Relicta – Review

Mighty Polygon’s debut title Relicta is an intriguing physics-based puzzle that requires the player to solve their way through magnetic force fields and gravity puzzles. You are Dr Angelica Patel, a gifted lead physicist that is part of the team based on Chandra Base, a lunar lab that has revitalised parts of the moon into a viable planet for life. Patel is tasked with testing new gloves that allow her to manipulate gravity and magnetism. In the midst of these tests, something goes wrong, separating Patel from her fellow crew members, resulting in her launching a rescue mission and solve the mystery of what (or who) has been wreaking havoc.

The experiments that were used to test the gloves are still active in the middle of the crisis, so in a series of intricate, deceptively simple and sometimes utterly frustrating puzzles, you make your way across terrains and terraformed landscapes, revived by the science of a 100 years in the future. Reminiscent of Valve’s Portal games, the game has the player scrambling their brains to figure out the courses. Remember to look up, as well as around corners and behind walls, those cubes can be tucked away anywhere…

Forcefields with different conditions attached will force you to think differently in your efforts to solve the puzzles. Purple forcefields allow the player through, but not cubes; green is the opposite, and yellow fields block everything. The magnetic and anti-gravity functions of your gloves allow you to assign the cubes a pole, marked by the red and blue colours, and assign zero gravity to them; similar colours repel each other, and opposites attract – once you get the hang of it, you can get the cubes to do a number of different and cool functions, like riding the cubes upwards like elevators, using them as hover pads to cross to otherwise inaccessible areas, placing them down on plates to remove forcefields. The vast majority of the puzzles in Relicta are ever more complex variations of these mechanics, and while the player can carry individual cubes or place them on magnetic pads, they cannot be pushed around by the player, not even while floating in zero-gravity.

Smooth animations, futuristic environments and great level design gives Relicta a solid foundation, but it falls short with fine tuning in places; the puzzles, which are genuinely well designed and feel satisfying to solve, sometimes were only completed through sheer dumb luck. It can be frustrating too, when invisible walls are encountered where there shouldn’t really be, preventing experimentation and railroading the player into what feels like a single-solution-only approach, instead of coming up with their own ways on the fly. The lack of basic actions like crouching or climbing a ledge are also questionable, when a jump function is included.

Some efforts to solve what seemed to be straightforward puzzles were marred by not sending a cube into a forcefield at just the right angle, sending it careening off into the sky and out of reach of the gloves, requiring an entire level reset. Other scenarios, including sitting on top of a moving cube, are a delicate operation, with numerous falls and a stream of curses. The good doctor is all but invisible, aside from the gloved hands that sit on either side of the screen, so it’s an educated guess at times when it comes to standing securely on the cube.
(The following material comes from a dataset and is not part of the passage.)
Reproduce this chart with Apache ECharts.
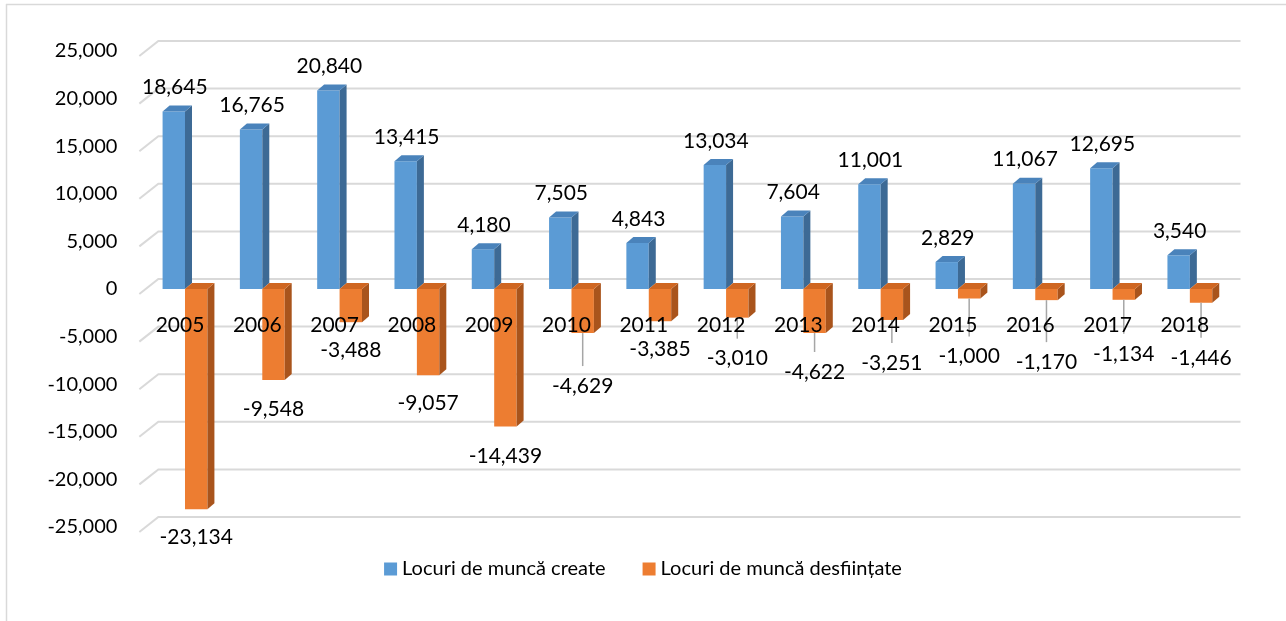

The environments are nicely detailed and it’s refreshing to see wonderfully cultivated terrains after spending time in the labs, but it remains sparse; interactions with items are limited to only the odd collectible, mission critical computer screens, the environments outside are restricted behind invisible walls and many of the doors of Chandra base are locked permanently, making exploration restricted.

The story got off to a cracking start in the first few minutes, and really set up the game to follow on strong; however, the wind is taken out of its sails pretty quickly, and hours pass before there’s any recourse back to the events of the beginning. In addition to this, while the player is given some background information through dialogue, finding PDA documents and emails, it doesn’t give much. Patience is needed in order to start finding the threads of the mystery and figuring out what happened. A bizarre absence is that of a mini-map, especially when the main character has a PDA to reference mission logs and emails.
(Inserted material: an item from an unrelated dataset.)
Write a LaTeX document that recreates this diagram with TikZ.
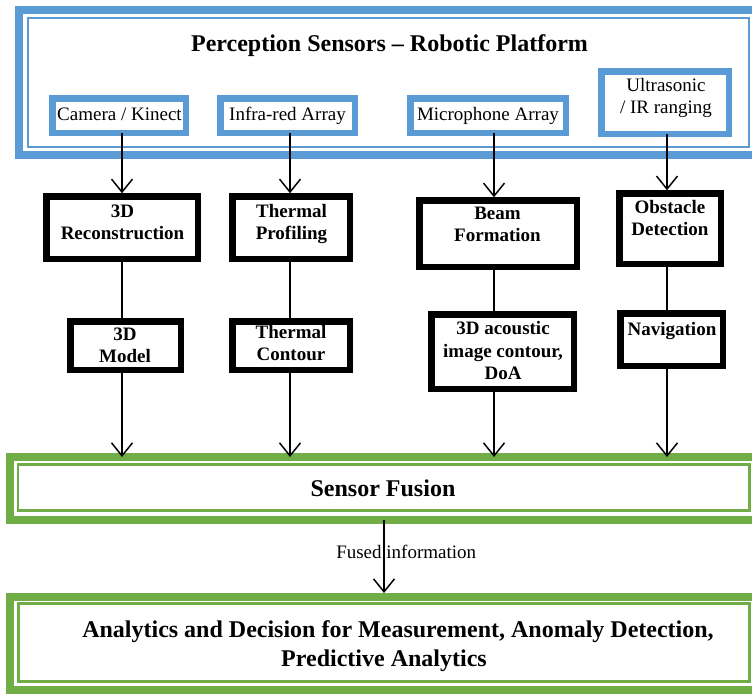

One of the game’s best attributes is the dialogue between team members, as Dr Patel traverses across the planet; great voice acting means that it’s witty and engaging, colouring the personas of the team that radio in every now and again. However, a setback that plagues it is dialogue that cuts off too fast. This isn’t an accidental button press problem either; a second playthrough of one of the early levels encounters the errors in the same spots. Subtitles enabled can skirt this somewhat, but it can be a little jarring when a jaunty banter between colleagues, or a voice filled with urgency, suddenly shifts to the next person speaking without warning. A small problem in the grand scheme of things, sure, but an important one to address.

Relicta is a good game, to be clear; it hits the right notes for a good mystery, the production value on aesthetic and voice acting is very high, and has a great story hook; the pacing of it, however, is fairly off, and combined with the sometimes janky physics, can make it drag in places; a little more polish could take it from good to great.